What to do: Copy out each line containing "with" from the entries below.

(Charts and diagrams as code)
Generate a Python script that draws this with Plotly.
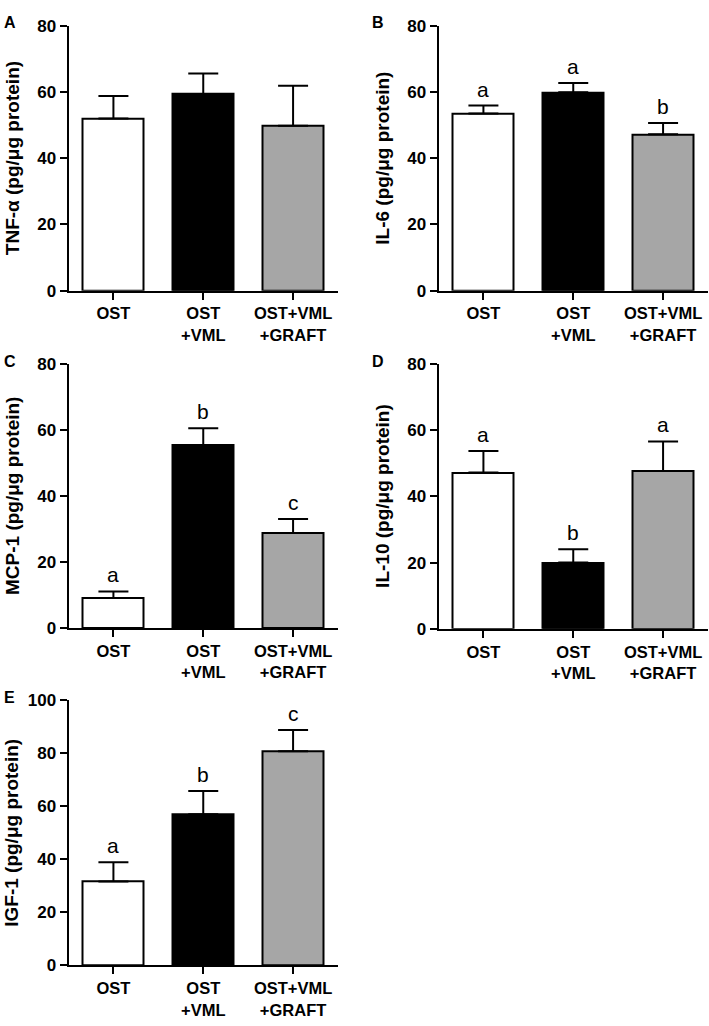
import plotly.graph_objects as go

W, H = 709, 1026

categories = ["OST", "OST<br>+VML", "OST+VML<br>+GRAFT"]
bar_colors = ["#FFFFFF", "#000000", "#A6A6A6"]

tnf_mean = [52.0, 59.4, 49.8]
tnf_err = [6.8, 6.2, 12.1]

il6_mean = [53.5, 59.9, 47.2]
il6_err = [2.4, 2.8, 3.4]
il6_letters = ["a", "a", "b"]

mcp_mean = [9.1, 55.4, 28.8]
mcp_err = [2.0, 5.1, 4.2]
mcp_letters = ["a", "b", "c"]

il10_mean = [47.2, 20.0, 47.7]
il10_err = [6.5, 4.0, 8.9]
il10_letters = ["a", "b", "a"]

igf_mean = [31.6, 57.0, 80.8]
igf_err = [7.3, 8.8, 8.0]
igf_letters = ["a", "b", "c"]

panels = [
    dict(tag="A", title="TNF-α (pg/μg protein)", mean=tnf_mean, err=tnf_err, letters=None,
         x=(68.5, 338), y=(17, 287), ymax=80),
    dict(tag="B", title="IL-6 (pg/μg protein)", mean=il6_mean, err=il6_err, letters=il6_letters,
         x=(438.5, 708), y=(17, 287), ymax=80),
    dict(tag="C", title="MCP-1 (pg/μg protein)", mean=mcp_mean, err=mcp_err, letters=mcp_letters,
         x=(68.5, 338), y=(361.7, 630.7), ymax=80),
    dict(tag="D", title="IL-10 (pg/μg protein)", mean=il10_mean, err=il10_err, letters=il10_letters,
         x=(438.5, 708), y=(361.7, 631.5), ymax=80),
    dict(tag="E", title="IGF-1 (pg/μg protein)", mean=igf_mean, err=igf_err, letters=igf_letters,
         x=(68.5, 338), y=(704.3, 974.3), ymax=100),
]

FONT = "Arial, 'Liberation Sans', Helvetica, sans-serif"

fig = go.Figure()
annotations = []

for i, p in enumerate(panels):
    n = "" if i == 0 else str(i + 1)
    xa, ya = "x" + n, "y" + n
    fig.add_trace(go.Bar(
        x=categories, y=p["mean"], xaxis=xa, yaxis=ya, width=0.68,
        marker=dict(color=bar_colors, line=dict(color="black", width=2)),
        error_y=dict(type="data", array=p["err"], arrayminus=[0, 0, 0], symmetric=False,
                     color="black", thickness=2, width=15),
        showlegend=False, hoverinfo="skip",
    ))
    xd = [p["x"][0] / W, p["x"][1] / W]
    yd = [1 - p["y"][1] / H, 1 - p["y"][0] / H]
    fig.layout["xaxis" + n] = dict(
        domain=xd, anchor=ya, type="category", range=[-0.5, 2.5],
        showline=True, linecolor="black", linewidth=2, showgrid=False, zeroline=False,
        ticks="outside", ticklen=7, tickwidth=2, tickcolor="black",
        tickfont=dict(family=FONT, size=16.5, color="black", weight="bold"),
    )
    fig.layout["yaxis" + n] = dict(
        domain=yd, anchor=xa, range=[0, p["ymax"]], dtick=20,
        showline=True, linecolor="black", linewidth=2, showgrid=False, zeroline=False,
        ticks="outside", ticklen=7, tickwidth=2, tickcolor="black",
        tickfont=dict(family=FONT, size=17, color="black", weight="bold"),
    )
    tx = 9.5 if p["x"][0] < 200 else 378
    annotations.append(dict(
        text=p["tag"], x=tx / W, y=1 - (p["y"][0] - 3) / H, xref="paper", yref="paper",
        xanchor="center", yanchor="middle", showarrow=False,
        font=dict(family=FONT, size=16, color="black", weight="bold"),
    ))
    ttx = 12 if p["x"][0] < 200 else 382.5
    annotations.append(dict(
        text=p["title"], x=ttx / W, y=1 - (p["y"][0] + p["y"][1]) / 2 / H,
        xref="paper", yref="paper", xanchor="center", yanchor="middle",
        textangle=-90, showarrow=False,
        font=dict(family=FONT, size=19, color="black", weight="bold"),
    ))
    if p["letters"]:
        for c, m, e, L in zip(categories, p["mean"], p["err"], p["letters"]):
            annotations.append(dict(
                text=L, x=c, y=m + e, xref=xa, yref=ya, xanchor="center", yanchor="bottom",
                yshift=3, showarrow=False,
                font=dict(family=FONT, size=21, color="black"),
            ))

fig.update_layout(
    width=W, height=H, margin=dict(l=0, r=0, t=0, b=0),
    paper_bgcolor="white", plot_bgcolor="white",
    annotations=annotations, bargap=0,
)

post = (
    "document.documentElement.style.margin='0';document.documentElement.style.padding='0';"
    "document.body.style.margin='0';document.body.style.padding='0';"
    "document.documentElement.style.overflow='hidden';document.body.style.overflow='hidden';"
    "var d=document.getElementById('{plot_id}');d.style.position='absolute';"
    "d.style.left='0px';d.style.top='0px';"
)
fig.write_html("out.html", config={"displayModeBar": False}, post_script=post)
--
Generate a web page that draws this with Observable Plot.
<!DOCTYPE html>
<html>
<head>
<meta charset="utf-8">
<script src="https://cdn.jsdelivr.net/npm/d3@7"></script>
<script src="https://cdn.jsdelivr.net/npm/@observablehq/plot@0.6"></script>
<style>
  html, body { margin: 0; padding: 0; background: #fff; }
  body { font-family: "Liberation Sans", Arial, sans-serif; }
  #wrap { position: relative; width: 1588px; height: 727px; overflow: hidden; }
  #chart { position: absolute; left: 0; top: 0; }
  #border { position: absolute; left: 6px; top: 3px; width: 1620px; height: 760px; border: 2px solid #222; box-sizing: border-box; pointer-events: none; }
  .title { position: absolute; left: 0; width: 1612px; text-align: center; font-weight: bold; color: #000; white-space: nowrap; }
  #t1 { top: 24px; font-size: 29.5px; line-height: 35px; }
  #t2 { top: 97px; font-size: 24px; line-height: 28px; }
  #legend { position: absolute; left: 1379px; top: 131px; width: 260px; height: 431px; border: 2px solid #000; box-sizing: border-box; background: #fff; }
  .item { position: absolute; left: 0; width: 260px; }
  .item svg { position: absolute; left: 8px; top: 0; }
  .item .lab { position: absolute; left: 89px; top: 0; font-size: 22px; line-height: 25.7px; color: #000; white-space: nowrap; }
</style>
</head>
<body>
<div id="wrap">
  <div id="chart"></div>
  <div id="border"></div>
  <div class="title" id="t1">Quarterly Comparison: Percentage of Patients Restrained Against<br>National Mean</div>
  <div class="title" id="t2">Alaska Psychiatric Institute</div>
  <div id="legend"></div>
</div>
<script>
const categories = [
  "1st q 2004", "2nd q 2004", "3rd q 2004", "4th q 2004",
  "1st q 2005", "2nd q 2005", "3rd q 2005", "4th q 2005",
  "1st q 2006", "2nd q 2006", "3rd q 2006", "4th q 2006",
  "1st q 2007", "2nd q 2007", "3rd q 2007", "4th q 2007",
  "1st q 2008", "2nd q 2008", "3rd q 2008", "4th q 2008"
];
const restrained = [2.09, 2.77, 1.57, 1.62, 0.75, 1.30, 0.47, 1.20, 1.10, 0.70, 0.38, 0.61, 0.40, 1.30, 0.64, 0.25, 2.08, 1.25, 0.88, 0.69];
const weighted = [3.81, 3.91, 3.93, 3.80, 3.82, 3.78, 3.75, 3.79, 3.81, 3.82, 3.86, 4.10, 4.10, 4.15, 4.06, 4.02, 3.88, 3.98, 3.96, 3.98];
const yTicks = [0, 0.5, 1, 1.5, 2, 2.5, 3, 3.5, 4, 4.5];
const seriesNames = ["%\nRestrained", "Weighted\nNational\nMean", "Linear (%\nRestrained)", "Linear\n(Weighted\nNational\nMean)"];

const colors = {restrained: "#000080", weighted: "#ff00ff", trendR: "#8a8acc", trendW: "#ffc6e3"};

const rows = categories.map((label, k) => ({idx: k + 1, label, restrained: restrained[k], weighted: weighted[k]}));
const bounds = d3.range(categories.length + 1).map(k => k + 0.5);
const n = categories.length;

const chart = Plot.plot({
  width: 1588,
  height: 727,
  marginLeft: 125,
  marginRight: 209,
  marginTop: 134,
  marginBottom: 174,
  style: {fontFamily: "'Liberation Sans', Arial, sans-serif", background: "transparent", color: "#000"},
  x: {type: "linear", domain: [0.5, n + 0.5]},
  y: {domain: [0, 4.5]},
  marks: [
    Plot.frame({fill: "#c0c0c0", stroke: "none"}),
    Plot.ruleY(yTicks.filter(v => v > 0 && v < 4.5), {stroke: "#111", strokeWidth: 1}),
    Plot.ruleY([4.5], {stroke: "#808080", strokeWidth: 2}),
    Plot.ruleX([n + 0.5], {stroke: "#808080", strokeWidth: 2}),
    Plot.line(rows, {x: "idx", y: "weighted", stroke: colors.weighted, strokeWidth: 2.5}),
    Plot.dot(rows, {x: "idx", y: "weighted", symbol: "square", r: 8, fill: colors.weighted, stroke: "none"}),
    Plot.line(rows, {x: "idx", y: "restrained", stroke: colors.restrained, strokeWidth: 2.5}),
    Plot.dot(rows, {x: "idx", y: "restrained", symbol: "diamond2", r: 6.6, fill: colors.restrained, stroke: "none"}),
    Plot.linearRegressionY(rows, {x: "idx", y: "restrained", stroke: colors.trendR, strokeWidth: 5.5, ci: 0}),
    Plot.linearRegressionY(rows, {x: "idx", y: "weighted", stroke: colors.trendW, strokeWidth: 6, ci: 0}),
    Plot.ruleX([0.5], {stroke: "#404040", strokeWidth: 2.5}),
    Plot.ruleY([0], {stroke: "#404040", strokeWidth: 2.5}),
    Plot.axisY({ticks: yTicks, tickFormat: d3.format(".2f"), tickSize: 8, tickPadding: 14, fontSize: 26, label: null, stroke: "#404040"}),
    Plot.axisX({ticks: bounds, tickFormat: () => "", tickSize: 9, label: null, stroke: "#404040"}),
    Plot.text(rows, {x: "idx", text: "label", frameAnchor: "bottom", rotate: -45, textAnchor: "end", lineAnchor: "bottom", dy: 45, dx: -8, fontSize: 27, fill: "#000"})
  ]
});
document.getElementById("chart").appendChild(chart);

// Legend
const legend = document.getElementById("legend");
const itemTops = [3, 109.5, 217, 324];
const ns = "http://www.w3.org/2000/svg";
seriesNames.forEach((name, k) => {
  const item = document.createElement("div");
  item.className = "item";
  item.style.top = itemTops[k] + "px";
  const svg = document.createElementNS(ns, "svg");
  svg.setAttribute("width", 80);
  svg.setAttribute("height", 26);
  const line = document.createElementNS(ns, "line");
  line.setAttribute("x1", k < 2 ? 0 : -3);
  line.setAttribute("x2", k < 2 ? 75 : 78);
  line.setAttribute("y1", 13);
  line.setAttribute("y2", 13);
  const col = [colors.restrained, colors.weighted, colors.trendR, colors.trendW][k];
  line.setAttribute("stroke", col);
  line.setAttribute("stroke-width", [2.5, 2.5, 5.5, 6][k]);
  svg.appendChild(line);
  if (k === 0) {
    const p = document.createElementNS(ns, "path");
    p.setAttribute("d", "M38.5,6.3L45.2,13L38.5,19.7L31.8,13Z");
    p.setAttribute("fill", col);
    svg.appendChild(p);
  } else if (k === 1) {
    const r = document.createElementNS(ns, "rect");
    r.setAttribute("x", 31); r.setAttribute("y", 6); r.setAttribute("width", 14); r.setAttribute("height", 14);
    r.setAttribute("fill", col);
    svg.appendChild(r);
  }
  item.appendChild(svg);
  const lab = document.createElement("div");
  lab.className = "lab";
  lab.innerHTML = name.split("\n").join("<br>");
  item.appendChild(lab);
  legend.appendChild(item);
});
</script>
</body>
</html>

Answer to this task:
Generate a Python script that draws this with Plotly.
Generate a web page that draws this with Observable Plot.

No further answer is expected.